READERSVOICE.COM aims to put the spotlight on some out of print or even forgotten books, particularly if they have a little juice in them.

Shenandoah 1861-62 is an account of the tactics used by Stonewall Jackson and Robert E. Lee in their successful campaign in the Shenandoah Valley in Virginia in the early stages of the American Civil War. 

Colonel E.G. Keogh wrote the book for the training of Australian Army officers, in 1954.

He provides a list of good novels on the Civil War. He writes:

The undermentioned novels have been recommended as good background reading by Mr. C. E. Dornbusch, of the New York Public Library. These books are all entertaining recreational reading, and from them the student will obtain a very good idea of how people on both sides felt about the war. Since in a protracted struggle success or failure depends to a considerable extent on the will of the people, this knowledge is essential to a proper understanding fo the true nature of the American Civil War.
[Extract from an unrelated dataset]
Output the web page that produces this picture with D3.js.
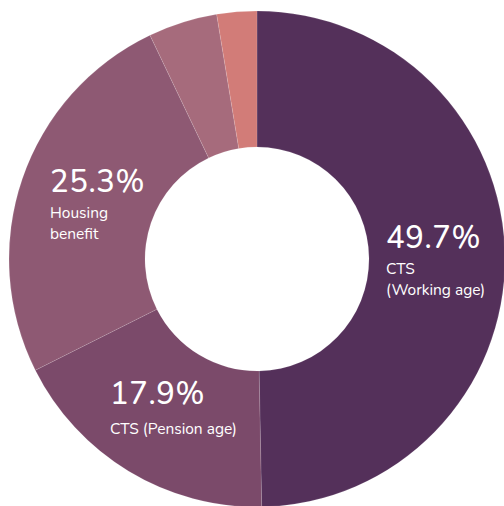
<!DOCTYPE html>
<html>
<head>
<meta charset="utf-8">
<script src="https://cdn.jsdelivr.net/npm/d3@7"></script>
<style>
  html, body { margin: 0; padding: 0; background: #fff; }
  svg { display: block; }
  .pct { font-family: 'Nunito', 'Lato', 'Open Sans', sans-serif; fill: #fff; font-size: 31px; font-weight: 500; letter-spacing: 0.6px; }
  .sub { font-family: 'Nunito', 'Lato', 'Open Sans', sans-serif; fill: #fff; font-size: 15.5px; }
</style>
</head>
<body>
<svg id="chart"></svg>
<script>
// chart values, clockwise from 12 o'clock
const categories = ['CTS (Working age)', 'CTS (Pension age)', 'Housing benefit', 'Other', 'Other (small)']
const shares = [49.7, 17.9, 25.3, 4.5, 2.6]
const pctLabels = ['49.7%', '17.9%', '25.3%', '', '']
const subLabels = [['CTS', '(Working age)'], ['CTS (Pension age)'], ['Housing', 'benefit'], [], []]

class DonutChart {
    constructor(_config) {
        this.config = {
            parentElement: _config.parentElement,
            containerWidth: 504,
            containerHeight: 506,
            cx: 257,
            cy: 259,
            outerRadius: 248,
            innerRadius: 112,
        }
        this.colors = ['#54305a', '#7b4a6a', '#8e5973', '#a66b7c', '#d27c78']
        // where each label block starts (left edge, baseline of the big number)
        this.labelPos = [[386, 248], [110, 404], [50, 192], null, null]
        this.data = categories.map((c, i) => ({name: c, value: shares[i], pct: pctLabels[i], sub: subLabels[i]}))
        this.initVis()
    }

    initVis() {
        let vis = this
        vis.svg = d3.select(vis.config.parentElement)
            .attr('width', vis.config.containerWidth)
            .attr('height', vis.config.containerHeight)

        vis.chart = vis.svg.append('g')
            .attr('transform', `translate(${vis.config.cx}, ${vis.config.cy})`)

        vis.pie = d3.pie().sort(null).value(d => d.value)
        vis.arc = d3.arc()
            .innerRadius(vis.config.innerRadius)
            .outerRadius(vis.config.outerRadius)

        vis.renderVis()
    }

    renderVis() {
        let vis = this

        vis.chart.selectAll('.slice')
            .data(vis.pie(vis.data))
            .join('path')
            .attr('class', 'slice')
            .attr('d', vis.arc)
            .attr('fill', (d, i) => vis.colors[i])
            .attr('stroke', 'rgba(255,255,255,0.12)')
            .attr('stroke-width', 1)

        //labels
        vis.data.forEach((d, i) => {
            if (!vis.labelPos[i]) return
            let [x, y] = vis.labelPos[i]
            vis.svg.append('text')
                .attr('class', 'pct')
                .attr('x', x)
                .attr('y', y)
                .text(d.pct)
            d.sub.forEach((line, j) => {
                vis.svg.append('text')
                    .attr('class', 'sub')
                    .attr('x', x)
                    .attr('y', y + (i === 1 ? 30 : 26) + j * 21)
                    .text(line)
            })
        })
    }
}

new DonutChart({parentElement: '#chart'})
</script>
</body>
</html>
Action at Aquilla. – By Hervey Allen. (Farrar and Rinehart, New York), 1938.

Bugles Blow No More. – By Clifford Dowdey. (Little, Brown and Co., Boston), 1937.

Long Remember. – By McKinley Kantor. (Coward McAnn, New York). 1934.

Gone With the Wind. – By Margaret Mitchell. (MacMillan and Co., New York.) 1936.

By Valour and Arms. – By James Street. (Dial Press, New York.) 1944.

House Divided. – By Ben Ames Willaims. (Houghton Mifflin and Co. Boston.) 1947.